## WHAT TO DO
Copy nothing but the text: reproduce each line of the listing exactly and leave the pictures out.

Charts and diagrams as code:
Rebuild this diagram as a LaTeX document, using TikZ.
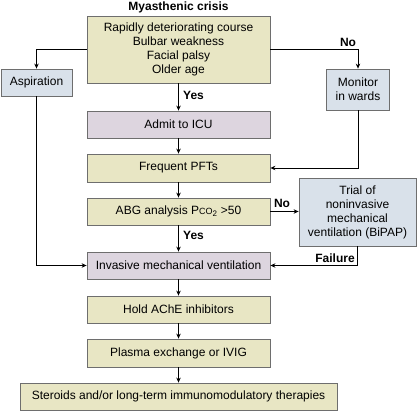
\documentclass[tikz,border=0pt]{standalone}
\usepackage{fontspec}
\setmainfont{Liberation Sans}
\usetikzlibrary{arrows.meta}
\definecolor{boxgreen}{HTML}{E8E6C4}
\definecolor{boxlilac}{HTML}{DDD5DF}
\definecolor{boxblue}{HTML}{D9E1EA}
\definecolor{boxline}{HTML}{6E6E6E}
\tikzset{
  stepbox/.style={draw=boxline,line width=0.8pt,fill=boxgreen,align=center,
    inner sep=0pt,font=\fontsize{12}{14}\selectfont},
  icubox/.style={stepbox,fill=boxlilac},
  sidebox/.style={stepbox,fill=boxblue},
  arr/.style={line width=0.9pt,-{Stealth[length=5pt,width=4.5pt]}},
  lbl/.style={font=\fontsize{12}{13}\selectfont\bfseries,inner sep=0pt}
}
\begin{document}
\begin{tikzpicture}[x=1pt,y=-1pt]
  \useasboundingbox (0,0) rectangle (417,411);
  \def\W{183} \def\H{27}
  % title
  \node[lbl,anchor=base] (title) at (178.5,10.5) {Myasthenic crisis};
  % main column
  \node[stepbox,minimum width=\W,minimum height=67] (crisis) at (178.5,49.5)
    {Rapidly deteriorating course\\Bulbar weakness\\Facial palsy\\Older age};
  \node[icubox,minimum width=\W,minimum height=\H] (icu) at (178.5,124.5) {Admit to ICU};
  \node[stepbox,minimum width=\W,minimum height=28] (pfts) at (178.5,168) {Frequent PFTs};
  \node[stepbox,minimum width=\W,minimum height=\H] (abg) at (178.5,211.5)
    {ABG analysis P{\fontsize{9}{10}\selectfont CO}\textsubscript{2} >50};
  \node[icubox,minimum width=\W,minimum height=\H] (imv) at (178.5,265.5) {Invasive mechanical ventilation};
  \node[stepbox,minimum width=\W,minimum height=\H] (ache) at (178.5,309.5) {Hold AChE inhibitors};
  \node[stepbox,minimum width=\W,minimum height=28] (plasma) at (178.5,353) {Plasma exchange or IVIG};
  \node[stepbox,minimum width=317,minimum height=\H] (steroid) at (178.5,396.5)
    {Steroids and/or long-term immunomodulatory therapies};
  % side boxes
  \node[sidebox,minimum width=71,minimum height=\H] (aspir) at (36.5,82.5) {Aspiration};
  \node[sidebox,minimum width=63,minimum height=41] (monitor) at (358,89.5) {Monitor\\in wards};
  \node[sidebox,minimum width=117,minimum height=68] (trial) at (357.5,212)
    {Trial of\\noninvasive\\mechanical\\ventilation (BiPAP)};
  % connectors
  \draw[arr] (crisis.west) -| (aspir.north);
  \draw[arr] (crisis.east) -| (monitor.north);
  \draw[arr] (crisis) -- (icu);
  \draw[arr] (icu) -- (pfts);
  \draw[arr] (monitor.south) |- (pfts.east);
  \draw[arr] (pfts) -- (abg);
  \draw[arr] (abg.east) -- (abg.east -| trial.west);
  \draw[arr] (abg) -- (imv);
  \draw[arr] (aspir.south) |- (imv.west);
  \draw[arr] (trial.south) |- (imv.east);
  \draw[arr] (imv) -- (ache);
  \draw[arr] (ache) -- (plasma);
  \draw[arr] (plasma) -- (steroid);
  % branch labels
  \node[lbl,anchor=west] (yes1) at (183,95) {Yes};
  \node[lbl] (no1) at (348,42) {No};
  \node[lbl] (no2) at (282,203) {No};
  \node[lbl,anchor=west] (yes2) at (183,235) {Yes};
  \node[lbl] (fail) at (335,258) {Failure};
\end{tikzpicture}
\end{document}
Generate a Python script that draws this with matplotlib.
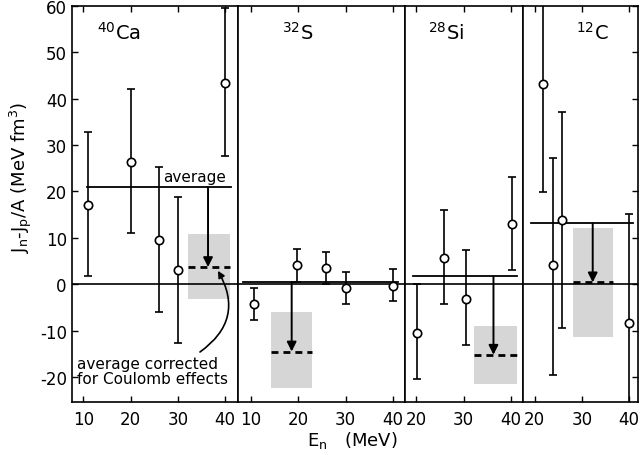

## SOLUTION BELOW
Rebuild this diagram as a LaTeX document, using TikZ.
\documentclass[tikz,border=0pt]{standalone}
\usepackage{fontspec}
\setmainfont{Liberation Sans}
\usetikzlibrary{arrows.meta}
\definecolor{boxgreen}{HTML}{E8E6C4}
\definecolor{boxlilac}{HTML}{DDD5DF}
\definecolor{boxblue}{HTML}{D9E1EA}
\definecolor{boxline}{HTML}{6E6E6E}
\tikzset{
  stepbox/.style={draw=boxline,line width=0.8pt,fill=boxgreen,align=center,
    inner sep=0pt,font=\fontsize{12}{14}\selectfont},
  icubox/.style={stepbox,fill=boxlilac},
  sidebox/.style={stepbox,fill=boxblue},
  arr/.style={line width=0.9pt,-{Stealth[length=5pt,width=4.5pt]}},
  lbl/.style={font=\fontsize{12}{13}\selectfont\bfseries,inner sep=0pt}
}
\begin{document}
\begin{tikzpicture}[x=1pt,y=-1pt]
  \useasboundingbox (0,0) rectangle (417,411);
  \def\W{183} \def\H{27}
  % title
  \node[lbl,anchor=base] (title) at (178.5,10.5) {Myasthenic crisis};
  % main column
  \node[stepbox,minimum width=\W,minimum height=67] (crisis) at (178.5,49.5)
    {Rapidly deteriorating course\\Bulbar weakness\\Facial palsy\\Older age};
  \node[icubox,minimum width=\W,minimum height=\H] (icu) at (178.5,124.5) {Admit to ICU};
  \node[stepbox,minimum width=\W,minimum height=28] (pfts) at (178.5,168) {Frequent PFTs};
  \node[stepbox,minimum width=\W,minimum height=\H] (abg) at (178.5,211.5)
    {ABG analysis P{\fontsize{9}{10}\selectfont CO}\textsubscript{2} >50};
  \node[icubox,minimum width=\W,minimum height=\H] (imv) at (178.5,265.5) {Invasive mechanical ventilation};
  \node[stepbox,minimum width=\W,minimum height=\H] (ache) at (178.5,309.5) {Hold AChE inhibitors};
  \node[stepbox,minimum width=\W,minimum height=28] (plasma) at (178.5,353) {Plasma exchange or IVIG};
  \node[stepbox,minimum width=317,minimum height=\H] (steroid) at (178.5,396.5)
    {Steroids and/or long-term immunomodulatory therapies};
  % side boxes
  \node[sidebox,minimum width=71,minimum height=\H] (aspir) at (36.5,82.5) {Aspiration};
  \node[sidebox,minimum width=63,minimum height=41] (monitor) at (358,89.5) {Monitor\\in wards};
  \node[sidebox,minimum width=117,minimum height=68] (trial) at (357.5,212)
    {Trial of\\noninvasive\\mechanical\\ventilation (BiPAP)};
  % connectors
  \draw[arr] (crisis.west) -| (aspir.north);
  \draw[arr] (crisis.east) -| (monitor.north);
  \draw[arr] (crisis) -- (icu);
  \draw[arr] (icu) -- (pfts);
  \draw[arr] (monitor.south) |- (pfts.east);
  \draw[arr] (pfts) -- (abg);
  \draw[arr] (abg.east) -- (abg.east -| trial.west);
  \draw[arr] (abg) -- (imv);
  \draw[arr] (aspir.south) |- (imv.west);
  \draw[arr] (trial.south) |- (imv.east);
  \draw[arr] (imv) -- (ache);
  \draw[arr] (ache) -- (plasma);
  \draw[arr] (plasma) -- (steroid);
  % branch labels
  \node[lbl,anchor=west] (yes1) at (183,95) {Yes};
  \node[lbl] (no1) at (348,42) {No};
  \node[lbl] (no2) at (282,203) {No};
  \node[lbl,anchor=west] (yes2) at (183,235) {Yes};
  \node[lbl] (fail) at (335,258) {Failure};
\end{tikzpicture}
\end{document}
Generate a Python script that draws this with matplotlib.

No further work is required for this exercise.